[start]
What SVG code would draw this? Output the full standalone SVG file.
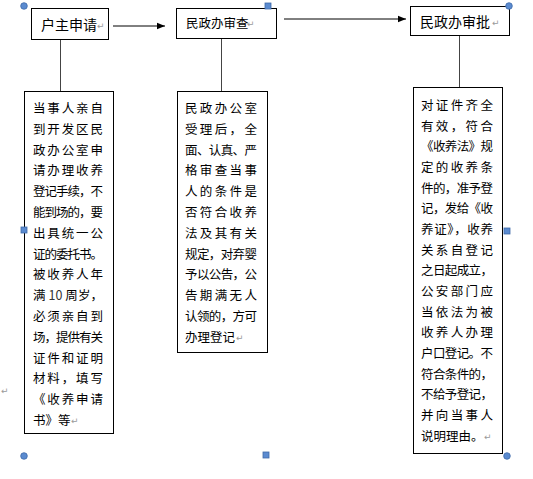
<svg xmlns="http://www.w3.org/2000/svg" width="533" height="479" viewBox="0 0 533 479">
<style>
.bx{fill:#fff;stroke:#000;stroke-width:1}
.t{font-family:"Noto Sans CJK SC","Liberation Sans",sans-serif;fill:#000}
.h{font-size:14px}
.b{font-size:12.5px}
.rm{font-family:"DejaVu Sans",sans-serif;font-size:9px;fill:#9a9a9a}
.ln{stroke:#000;stroke-width:1;fill:none}
.vl{stroke:#444;stroke-width:1;fill:none}
.hc{fill:#5b8bd0;stroke:#3f6aa8;stroke-width:0.8}
</style>
<defs>
<marker id="ah" viewBox="0 0 10 10" refX="10" refY="5" markerWidth="8" markerHeight="8" markerUnits="userSpaceOnUse" orient="auto">
<path d="M0,1 L10,5 L0,9 z" fill="#000"/>
</marker>
</defs>
<rect width="533" height="479" fill="#fff"/>

<g id="connectors">
<line class="ln" x1="113" y1="26" x2="165" y2="26" marker-end="url(#ah)"/>
<line class="ln" x1="284" y1="19" x2="406" y2="19" marker-end="url(#ah)"/>
<line class="vl" x1="60.5" y1="40" x2="60.5" y2="91"/>
<line class="vl" x1="221.5" y1="39" x2="221.5" y2="92"/>
<line class="vl" x1="459.5" y1="36" x2="459.5" y2="87"/>
</g>

<g id="n1">
<rect class="bx" x="31.5" y="8.5" width="77" height="31"/>
<text class="t h" x="41" y="30">户主申请</text>
<text class="rm" x="97" y="29">↵</text>
</g>

<g id="n2">
<rect class="bx" x="176.5" y="8.5" width="100" height="30"/>
<text class="t" font-size="12.5" x="186" y="28">民政办审查</text>
<text class="rm" x="247" y="27">↵</text>
</g>

<g id="n3">
<rect class="bx" x="410.5" y="6.5" width="99" height="29"/>
<text class="t h" x="420" y="27">民政办审批</text>
<text class="rm" x="492" y="26">↵</text>
</g>

<g id="d1">
<rect class="bx" x="24.5" y="91.5" width="89" height="342"/>
<g class="t b">
<text x="33" y="113" textLength="70" lengthAdjust="spacing">当事人亲自</text>
<text x="33" y="133.8" textLength="70" lengthAdjust="spacing">到开发区民</text>
<text x="33" y="154.6" textLength="70" lengthAdjust="spacing">政办公室申</text>
<text x="33" y="175.4" textLength="70" lengthAdjust="spacing">请办理收养</text>
<text x="33" y="196.2" textLength="70" lengthAdjust="spacing">登记手续，不</text>
<text x="33" y="217" textLength="70" lengthAdjust="spacing">能到场的，要</text>
<text x="33" y="237.8" textLength="70" lengthAdjust="spacing">出具统一公</text>
<text x="33" y="258.6" textLength="70" lengthAdjust="spacing">证的委托书。</text>
<text x="33" y="279.4" textLength="70" lengthAdjust="spacing">被收养人年</text>
<text x="33" y="300.2" textLength="70" lengthAdjust="spacing">满 <tspan fill="#333">10</tspan> 周岁，</text>
<text x="33" y="321" textLength="70" lengthAdjust="spacing">必须亲自到</text>
<text x="33" y="341.8" textLength="70" lengthAdjust="spacing">场，提供有关</text>
<text x="33" y="362.6" textLength="70" lengthAdjust="spacing">证件和证明</text>
<text x="33" y="383.4" textLength="70" lengthAdjust="spacing">材料，填写</text>
<text x="33" y="404.2" textLength="70" lengthAdjust="spacing">《收养申请</text>
<text x="33" y="425">书》等</text>
</g>
<text class="rm" x="71" y="424">↵</text>
</g>

<g id="d2">
<rect class="bx" x="177.5" y="91.5" width="90" height="261"/>
<g class="t b">
<text x="185" y="113" textLength="72" lengthAdjust="spacing">民政办公室</text>
<text x="185" y="133.8" textLength="72" lengthAdjust="spacing">受理后，全</text>
<text x="185" y="154.6" textLength="72" lengthAdjust="spacing">面、认真、严</text>
<text x="185" y="175.4" textLength="72" lengthAdjust="spacing">格审查当事</text>
<text x="185" y="196.2" textLength="72" lengthAdjust="spacing">人的条件是</text>
<text x="185" y="217" textLength="72" lengthAdjust="spacing">否符合收养</text>
<text x="185" y="237.8" textLength="72" lengthAdjust="spacing">法及其有关</text>
<text x="185" y="258.6" textLength="72" lengthAdjust="spacing">规定，对弃婴</text>
<text x="185" y="279.4" textLength="72" lengthAdjust="spacing">予以公告，公</text>
<text x="185" y="300.2" textLength="72" lengthAdjust="spacing">告期满无人</text>
<text x="185" y="321" textLength="72" lengthAdjust="spacing">认领的，方可</text>
<text x="185" y="341.8">办理登记</text>
</g>
<text class="rm" x="236" y="341">↵</text>
</g>

<g id="d3">
<rect class="bx" x="413.5" y="87.5" width="89" height="366"/>
<g class="t b">
<text x="421" y="110" textLength="72" lengthAdjust="spacing">对证件齐全</text>
<text x="421" y="130.6" textLength="72" lengthAdjust="spacing">有效，符合</text>
<text x="421" y="151.3" textLength="72" lengthAdjust="spacing">《收养法》规</text>
<text x="421" y="172" textLength="72" lengthAdjust="spacing">定的收养条</text>
<text x="421" y="192.6" textLength="72" lengthAdjust="spacing">件的，准予登</text>
<text x="421" y="213.3" textLength="72" lengthAdjust="spacing">记，发给《收</text>
<text x="421" y="234" textLength="72" lengthAdjust="spacing">养证》，收养</text>
<text x="421" y="254.6" textLength="72" lengthAdjust="spacing">关系自登记</text>
<text x="421" y="275.3" textLength="72" lengthAdjust="spacing">之日起成立，</text>
<text x="421" y="296" textLength="72" lengthAdjust="spacing">公安部门应</text>
<text x="421" y="316.6" textLength="72" lengthAdjust="spacing">当依法为被</text>
<text x="421" y="337.3" textLength="72" lengthAdjust="spacing">收养人办理</text>
<text x="421" y="358" textLength="72" lengthAdjust="spacing">户口登记。不</text>
<text x="421" y="378.6" textLength="72" lengthAdjust="spacing">符合条件的，</text>
<text x="421" y="399.3" textLength="72" lengthAdjust="spacing">不给予登记，</text>
<text x="421" y="420" textLength="72" lengthAdjust="spacing">并向当事人</text>
<text x="421" y="440.6">说明理由。</text>
</g>
<text class="rm" x="484" y="440">↵</text>
</g>

<g id="handles">
<circle class="hc" cx="24" cy="6" r="3.3"/>
<rect class="hc" x="265" y="3" width="6" height="6"/>
<circle class="hc" cx="509" cy="6" r="3.3"/>
<rect class="hc" x="21" y="227" width="6" height="6"/>
<rect class="hc" x="504" y="228" width="6" height="6"/>
<circle class="hc" cx="24" cy="456" r="3.3"/>
<rect class="hc" x="263" y="452" width="6" height="6"/>
<circle class="hc" cx="507" cy="456" r="3.3"/>
</g>
<text class="rm" x="1" y="394">↵</text>
</svg>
[end]
• _Objective_:
Set the pictures aside and transcribe the data above exactly.

• _Completed exercise_:
What SVG code would draw this? Output the full standalone SVG file.
<svg xmlns="http://www.w3.org/2000/svg" width="533" height="479" viewBox="0 0 533 479">
<style>
.bx{fill:#fff;stroke:#000;stroke-width:1}
.t{font-family:"Noto Sans CJK SC","Liberation Sans",sans-serif;fill:#000}
.h{font-size:14px}
.b{font-size:12.5px}
.rm{font-family:"DejaVu Sans",sans-serif;font-size:9px;fill:#9a9a9a}
.ln{stroke:#000;stroke-width:1;fill:none}
.vl{stroke:#444;stroke-width:1;fill:none}
.hc{fill:#5b8bd0;stroke:#3f6aa8;stroke-width:0.8}
</style>
<defs>
<marker id="ah" viewBox="0 0 10 10" refX="10" refY="5" markerWidth="8" markerHeight="8" markerUnits="userSpaceOnUse" orient="auto">
<path d="M0,1 L10,5 L0,9 z" fill="#000"/>
</marker>
</defs>
<rect width="533" height="479" fill="#fff"/>

<g id="connectors">
<line class="ln" x1="113" y1="26" x2="165" y2="26" marker-end="url(#ah)"/>
<line class="ln" x1="284" y1="19" x2="406" y2="19" marker-end="url(#ah)"/>
<line class="vl" x1="60.5" y1="40" x2="60.5" y2="91"/>
<line class="vl" x1="221.5" y1="39" x2="221.5" y2="92"/>
<line class="vl" x1="459.5" y1="36" x2="459.5" y2="87"/>
</g>

<g id="n1">
<rect class="bx" x="31.5" y="8.5" width="77" height="31"/>
<text class="t h" x="41" y="30">户主申请</text>
<text class="rm" x="97" y="29">↵</text>
</g>

<g id="n2">
<rect class="bx" x="176.5" y="8.5" width="100" height="30"/>
<text class="t" font-size="12.5" x="186" y="28">民政办审查</text>
<text class="rm" x="247" y="27">↵</text>
</g>

<g id="n3">
<rect class="bx" x="410.5" y="6.5" width="99" height="29"/>
<text class="t h" x="420" y="27">民政办审批</text>
<text class="rm" x="492" y="26">↵</text>
</g>

<g id="d1">
<rect class="bx" x="24.5" y="91.5" width="89" height="342"/>
<g class="t b">
<text x="33" y="113" textLength="70" lengthAdjust="spacing">当事人亲自</text>
<text x="33" y="133.8" textLength="70" lengthAdjust="spacing">到开发区民</text>
<text x="33" y="154.6" textLength="70" lengthAdjust="spacing">政办公室申</text>
<text x="33" y="175.4" textLength="70" lengthAdjust="spacing">请办理收养</text>
<text x="33" y="196.2" textLength="70" lengthAdjust="spacing">登记手续，不</text>
<text x="33" y="217" textLength="70" lengthAdjust="spacing">能到场的，要</text>
<text x="33" y="237.8" textLength="70" lengthAdjust="spacing">出具统一公</text>
<text x="33" y="258.6" textLength="70" lengthAdjust="spacing">证的委托书。</text>
<text x="33" y="279.4" textLength="70" lengthAdjust="spacing">被收养人年</text>
<text x="33" y="300.2" textLength="70" lengthAdjust="spacing">满 <tspan fill="#333">10</tspan> 周岁，</text>
<text x="33" y="321" textLength="70" lengthAdjust="spacing">必须亲自到</text>
<text x="33" y="341.8" textLength="70" lengthAdjust="spacing">场，提供有关</text>
<text x="33" y="362.6" textLength="70" lengthAdjust="spacing">证件和证明</text>
<text x="33" y="383.4" textLength="70" lengthAdjust="spacing">材料，填写</text>
<text x="33" y="404.2" textLength="70" lengthAdjust="spacing">《收养申请</text>
<text x="33" y="425">书》等</text>
</g>
<text class="rm" x="71" y="424">↵</text>
</g>

<g id="d2">
<rect class="bx" x="177.5" y="91.5" width="90" height="261"/>
<g class="t b">
<text x="185" y="113" textLength="72" lengthAdjust="spacing">民政办公室</text>
<text x="185" y="133.8" textLength="72" lengthAdjust="spacing">受理后，全</text>
<text x="185" y="154.6" textLength="72" lengthAdjust="spacing">面、认真、严</text>
<text x="185" y="175.4" textLength="72" lengthAdjust="spacing">格审查当事</text>
<text x="185" y="196.2" textLength="72" lengthAdjust="spacing">人的条件是</text>
<text x="185" y="217" textLength="72" lengthAdjust="spacing">否符合收养</text>
<text x="185" y="237.8" textLength="72" lengthAdjust="spacing">法及其有关</text>
<text x="185" y="258.6" textLength="72" lengthAdjust="spacing">规定，对弃婴</text>
<text x="185" y="279.4" textLength="72" lengthAdjust="spacing">予以公告，公</text>
<text x="185" y="300.2" textLength="72" lengthAdjust="spacing">告期满无人</text>
<text x="185" y="321" textLength="72" lengthAdjust="spacing">认领的，方可</text>
<text x="185" y="341.8">办理登记</text>
</g>
<text class="rm" x="236" y="341">↵</text>
</g>

<g id="d3">
<rect class="bx" x="413.5" y="87.5" width="89" height="366"/>
<g class="t b">
<text x="421" y="110" textLength="72" lengthAdjust="spacing">对证件齐全</text>
<text x="421" y="130.6" textLength="72" lengthAdjust="spacing">有效，符合</text>
<text x="421" y="151.3" textLength="72" lengthAdjust="spacing">《收养法》规</text>
<text x="421" y="172" textLength="72" lengthAdjust="spacing">定的收养条</text>
<text x="421" y="192.6" textLength="72" lengthAdjust="spacing">件的，准予登</text>
<text x="421" y="213.3" textLength="72" lengthAdjust="spacing">记，发给《收</text>
<text x="421" y="234" textLength="72" lengthAdjust="spacing">养证》，收养</text>
<text x="421" y="254.6" textLength="72" lengthAdjust="spacing">关系自登记</text>
<text x="421" y="275.3" textLength="72" lengthAdjust="spacing">之日起成立，</text>
<text x="421" y="296" textLength="72" lengthAdjust="spacing">公安部门应</text>
<text x="421" y="316.6" textLength="72" lengthAdjust="spacing">当依法为被</text>
<text x="421" y="337.3" textLength="72" lengthAdjust="spacing">收养人办理</text>
<text x="421" y="358" textLength="72" lengthAdjust="spacing">户口登记。不</text>
<text x="421" y="378.6" textLength="72" lengthAdjust="spacing">符合条件的，</text>
<text x="421" y="399.3" textLength="72" lengthAdjust="spacing">不给予登记，</text>
<text x="421" y="420" textLength="72" lengthAdjust="spacing">并向当事人</text>
<text x="421" y="440.6">说明理由。</text>
</g>
<text class="rm" x="484" y="440">↵</text>
</g>

<g id="handles">
<circle class="hc" cx="24" cy="6" r="3.3"/>
<rect class="hc" x="265" y="3" width="6" height="6"/>
<circle class="hc" cx="509" cy="6" r="3.3"/>
<rect class="hc" x="21" y="227" width="6" height="6"/>
<rect class="hc" x="504" y="228" width="6" height="6"/>
<circle class="hc" cx="24" cy="456" r="3.3"/>
<rect class="hc" x="263" y="452" width="6" height="6"/>
<circle class="hc" cx="507" cy="456" r="3.3"/>
</g>
<text class="rm" x="1" y="394">↵</text>
</svg>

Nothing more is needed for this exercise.